## PROBLEM STATEMENT
Quote each line of the material verbatim, without the pictures.

## DATA EXTRACT
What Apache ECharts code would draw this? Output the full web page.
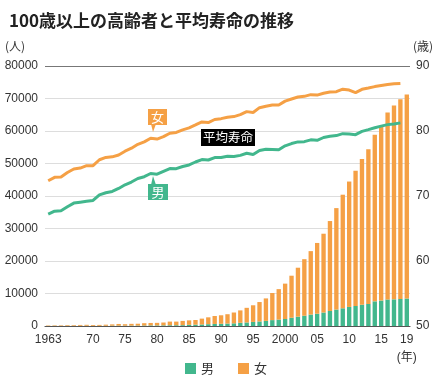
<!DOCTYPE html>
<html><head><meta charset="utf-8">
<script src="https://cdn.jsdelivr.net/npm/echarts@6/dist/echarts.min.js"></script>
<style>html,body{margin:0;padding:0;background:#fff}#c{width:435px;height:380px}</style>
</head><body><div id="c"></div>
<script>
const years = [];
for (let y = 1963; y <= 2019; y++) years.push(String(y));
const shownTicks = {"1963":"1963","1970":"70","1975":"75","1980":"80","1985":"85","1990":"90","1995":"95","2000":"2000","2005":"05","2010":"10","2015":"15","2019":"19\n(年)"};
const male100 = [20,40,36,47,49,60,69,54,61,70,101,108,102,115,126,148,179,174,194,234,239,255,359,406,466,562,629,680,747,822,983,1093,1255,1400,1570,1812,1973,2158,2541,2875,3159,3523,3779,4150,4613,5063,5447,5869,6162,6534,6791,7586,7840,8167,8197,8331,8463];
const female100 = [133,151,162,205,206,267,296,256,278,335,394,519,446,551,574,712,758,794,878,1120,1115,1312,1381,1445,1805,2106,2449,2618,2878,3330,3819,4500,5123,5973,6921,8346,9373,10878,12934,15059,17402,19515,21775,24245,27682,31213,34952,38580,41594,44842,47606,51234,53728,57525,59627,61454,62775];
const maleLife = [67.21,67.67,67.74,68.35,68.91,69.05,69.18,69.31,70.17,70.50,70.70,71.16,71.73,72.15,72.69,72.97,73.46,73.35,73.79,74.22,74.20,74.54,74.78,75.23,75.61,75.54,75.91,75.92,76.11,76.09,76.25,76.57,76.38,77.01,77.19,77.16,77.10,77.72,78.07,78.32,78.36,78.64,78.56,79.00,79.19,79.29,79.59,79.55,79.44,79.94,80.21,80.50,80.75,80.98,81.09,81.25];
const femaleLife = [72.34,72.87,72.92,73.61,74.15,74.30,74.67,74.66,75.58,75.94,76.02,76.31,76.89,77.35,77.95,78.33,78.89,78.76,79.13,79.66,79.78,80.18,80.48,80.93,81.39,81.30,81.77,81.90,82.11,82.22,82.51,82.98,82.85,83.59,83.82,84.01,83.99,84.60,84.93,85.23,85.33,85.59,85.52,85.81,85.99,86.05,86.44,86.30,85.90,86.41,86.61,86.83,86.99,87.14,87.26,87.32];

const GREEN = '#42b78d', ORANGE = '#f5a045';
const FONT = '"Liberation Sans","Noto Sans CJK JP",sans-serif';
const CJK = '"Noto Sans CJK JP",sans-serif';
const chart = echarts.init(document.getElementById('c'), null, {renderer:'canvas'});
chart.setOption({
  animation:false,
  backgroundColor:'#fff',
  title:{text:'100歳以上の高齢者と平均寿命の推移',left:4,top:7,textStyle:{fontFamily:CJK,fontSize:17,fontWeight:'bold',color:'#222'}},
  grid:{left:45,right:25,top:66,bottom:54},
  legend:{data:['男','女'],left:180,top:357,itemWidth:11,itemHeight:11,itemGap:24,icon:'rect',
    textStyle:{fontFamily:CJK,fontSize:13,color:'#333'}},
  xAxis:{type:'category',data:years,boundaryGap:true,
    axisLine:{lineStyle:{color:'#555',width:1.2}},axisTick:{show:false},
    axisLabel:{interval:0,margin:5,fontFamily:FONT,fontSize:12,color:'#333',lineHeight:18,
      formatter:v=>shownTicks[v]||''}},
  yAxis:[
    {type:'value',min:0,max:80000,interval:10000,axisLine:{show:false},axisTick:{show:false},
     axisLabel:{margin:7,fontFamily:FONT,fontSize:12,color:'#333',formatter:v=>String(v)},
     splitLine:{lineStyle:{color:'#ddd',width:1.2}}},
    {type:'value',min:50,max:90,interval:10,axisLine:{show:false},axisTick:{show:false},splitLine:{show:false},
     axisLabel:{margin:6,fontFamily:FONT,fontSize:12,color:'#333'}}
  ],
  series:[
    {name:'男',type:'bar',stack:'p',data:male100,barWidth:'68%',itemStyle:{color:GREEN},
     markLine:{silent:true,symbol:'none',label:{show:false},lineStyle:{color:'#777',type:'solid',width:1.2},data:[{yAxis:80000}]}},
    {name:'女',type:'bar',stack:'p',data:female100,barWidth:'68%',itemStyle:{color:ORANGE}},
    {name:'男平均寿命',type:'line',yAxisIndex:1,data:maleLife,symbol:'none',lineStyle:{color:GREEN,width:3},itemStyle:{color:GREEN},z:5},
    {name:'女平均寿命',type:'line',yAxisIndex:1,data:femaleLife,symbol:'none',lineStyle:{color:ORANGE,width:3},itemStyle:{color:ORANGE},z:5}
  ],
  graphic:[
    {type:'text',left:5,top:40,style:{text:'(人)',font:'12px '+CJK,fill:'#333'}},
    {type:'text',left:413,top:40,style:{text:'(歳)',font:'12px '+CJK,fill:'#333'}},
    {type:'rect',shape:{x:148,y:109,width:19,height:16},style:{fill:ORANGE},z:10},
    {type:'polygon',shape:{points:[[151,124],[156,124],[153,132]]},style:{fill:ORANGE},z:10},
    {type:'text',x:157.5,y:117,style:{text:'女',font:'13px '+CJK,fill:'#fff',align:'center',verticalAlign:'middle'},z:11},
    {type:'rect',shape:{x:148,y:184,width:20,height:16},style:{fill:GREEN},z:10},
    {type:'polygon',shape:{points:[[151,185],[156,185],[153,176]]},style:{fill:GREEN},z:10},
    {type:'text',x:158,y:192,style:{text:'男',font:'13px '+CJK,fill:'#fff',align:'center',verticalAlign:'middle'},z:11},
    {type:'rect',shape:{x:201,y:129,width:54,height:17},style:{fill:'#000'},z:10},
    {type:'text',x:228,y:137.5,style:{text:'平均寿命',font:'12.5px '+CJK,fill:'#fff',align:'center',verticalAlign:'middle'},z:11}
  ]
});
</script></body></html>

## TASK OUTPUT
What Apache ECharts code would draw this? Output the full web page.
<!DOCTYPE html>
<html><head><meta charset="utf-8">
<script src="https://cdn.jsdelivr.net/npm/echarts@6/dist/echarts.min.js"></script>
<style>html,body{margin:0;padding:0;background:#fff}#c{width:435px;height:380px}</style>
</head><body><div id="c"></div>
<script>
const years = [];
for (let y = 1963; y <= 2019; y++) years.push(String(y));
const shownTicks = {"1963":"1963","1970":"70","1975":"75","1980":"80","1985":"85","1990":"90","1995":"95","2000":"2000","2005":"05","2010":"10","2015":"15","2019":"19\n(年)"};
const male100 = [20,40,36,47,49,60,69,54,61,70,101,108,102,115,126,148,179,174,194,234,239,255,359,406,466,562,629,680,747,822,983,1093,1255,1400,1570,1812,1973,2158,2541,2875,3159,3523,3779,4150,4613,5063,5447,5869,6162,6534,6791,7586,7840,8167,8197,8331,8463];
const female100 = [133,151,162,205,206,267,296,256,278,335,394,519,446,551,574,712,758,794,878,1120,1115,1312,1381,1445,1805,2106,2449,2618,2878,3330,3819,4500,5123,5973,6921,8346,9373,10878,12934,15059,17402,19515,21775,24245,27682,31213,34952,38580,41594,44842,47606,51234,53728,57525,59627,61454,62775];
const maleLife = [67.21,67.67,67.74,68.35,68.91,69.05,69.18,69.31,70.17,70.50,70.70,71.16,71.73,72.15,72.69,72.97,73.46,73.35,73.79,74.22,74.20,74.54,74.78,75.23,75.61,75.54,75.91,75.92,76.11,76.09,76.25,76.57,76.38,77.01,77.19,77.16,77.10,77.72,78.07,78.32,78.36,78.64,78.56,79.00,79.19,79.29,79.59,79.55,79.44,79.94,80.21,80.50,80.75,80.98,81.09,81.25];
const femaleLife = [72.34,72.87,72.92,73.61,74.15,74.30,74.67,74.66,75.58,75.94,76.02,76.31,76.89,77.35,77.95,78.33,78.89,78.76,79.13,79.66,79.78,80.18,80.48,80.93,81.39,81.30,81.77,81.90,82.11,82.22,82.51,82.98,82.85,83.59,83.82,84.01,83.99,84.60,84.93,85.23,85.33,85.59,85.52,85.81,85.99,86.05,86.44,86.30,85.90,86.41,86.61,86.83,86.99,87.14,87.26,87.32];

const GREEN = '#42b78d', ORANGE = '#f5a045';
const FONT = '"Liberation Sans","Noto Sans CJK JP",sans-serif';
const CJK = '"Noto Sans CJK JP",sans-serif';
const chart = echarts.init(document.getElementById('c'), null, {renderer:'canvas'});
chart.setOption({
  animation:false,
  backgroundColor:'#fff',
  title:{text:'100歳以上の高齢者と平均寿命の推移',left:4,top:7,textStyle:{fontFamily:CJK,fontSize:17,fontWeight:'bold',color:'#222'}},
  grid:{left:45,right:25,top:66,bottom:54},
  legend:{data:['男','女'],left:180,top:357,itemWidth:11,itemHeight:11,itemGap:24,icon:'rect',
    textStyle:{fontFamily:CJK,fontSize:13,color:'#333'}},
  xAxis:{type:'category',data:years,boundaryGap:true,
    axisLine:{lineStyle:{color:'#555',width:1.2}},axisTick:{show:false},
    axisLabel:{interval:0,margin:5,fontFamily:FONT,fontSize:12,color:'#333',lineHeight:18,
      formatter:v=>shownTicks[v]||''}},
  yAxis:[
    {type:'value',min:0,max:80000,interval:10000,axisLine:{show:false},axisTick:{show:false},
     axisLabel:{margin:7,fontFamily:FONT,fontSize:12,color:'#333',formatter:v=>String(v)},
     splitLine:{lineStyle:{color:'#ddd',width:1.2}}},
    {type:'value',min:50,max:90,interval:10,axisLine:{show:false},axisTick:{show:false},splitLine:{show:false},
     axisLabel:{margin:6,fontFamily:FONT,fontSize:12,color:'#333'}}
  ],
  series:[
    {name:'男',type:'bar',stack:'p',data:male100,barWidth:'68%',itemStyle:{color:GREEN},
     markLine:{silent:true,symbol:'none',label:{show:false},lineStyle:{color:'#777',type:'solid',width:1.2},data:[{yAxis:80000}]}},
    {name:'女',type:'bar',stack:'p',data:female100,barWidth:'68%',itemStyle:{color:ORANGE}},
    {name:'男平均寿命',type:'line',yAxisIndex:1,data:maleLife,symbol:'none',lineStyle:{color:GREEN,width:3},itemStyle:{color:GREEN},z:5},
    {name:'女平均寿命',type:'line',yAxisIndex:1,data:femaleLife,symbol:'none',lineStyle:{color:ORANGE,width:3},itemStyle:{color:ORANGE},z:5}
  ],
  graphic:[
    {type:'text',left:5,top:40,style:{text:'(人)',font:'12px '+CJK,fill:'#333'}},
    {type:'text',left:413,top:40,style:{text:'(歳)',font:'12px '+CJK,fill:'#333'}},
    {type:'rect',shape:{x:148,y:109,width:19,height:16},style:{fill:ORANGE},z:10},
    {type:'polygon',shape:{points:[[151,124],[156,124],[153,132]]},style:{fill:ORANGE},z:10},
    {type:'text',x:157.5,y:117,style:{text:'女',font:'13px '+CJK,fill:'#fff',align:'center',verticalAlign:'middle'},z:11},
    {type:'rect',shape:{x:148,y:184,width:20,height:16},style:{fill:GREEN},z:10},
    {type:'polygon',shape:{points:[[151,185],[156,185],[153,176]]},style:{fill:GREEN},z:10},
    {type:'text',x:158,y:192,style:{text:'男',font:'13px '+CJK,fill:'#fff',align:'center',verticalAlign:'middle'},z:11},
    {type:'rect',shape:{x:201,y:129,width:54,height:17},style:{fill:'#000'},z:10},
    {type:'text',x:228,y:137.5,style:{text:'平均寿命',font:'12.5px '+CJK,fill:'#fff',align:'center',verticalAlign:'middle'},z:11}
  ]
});
</script></body></html>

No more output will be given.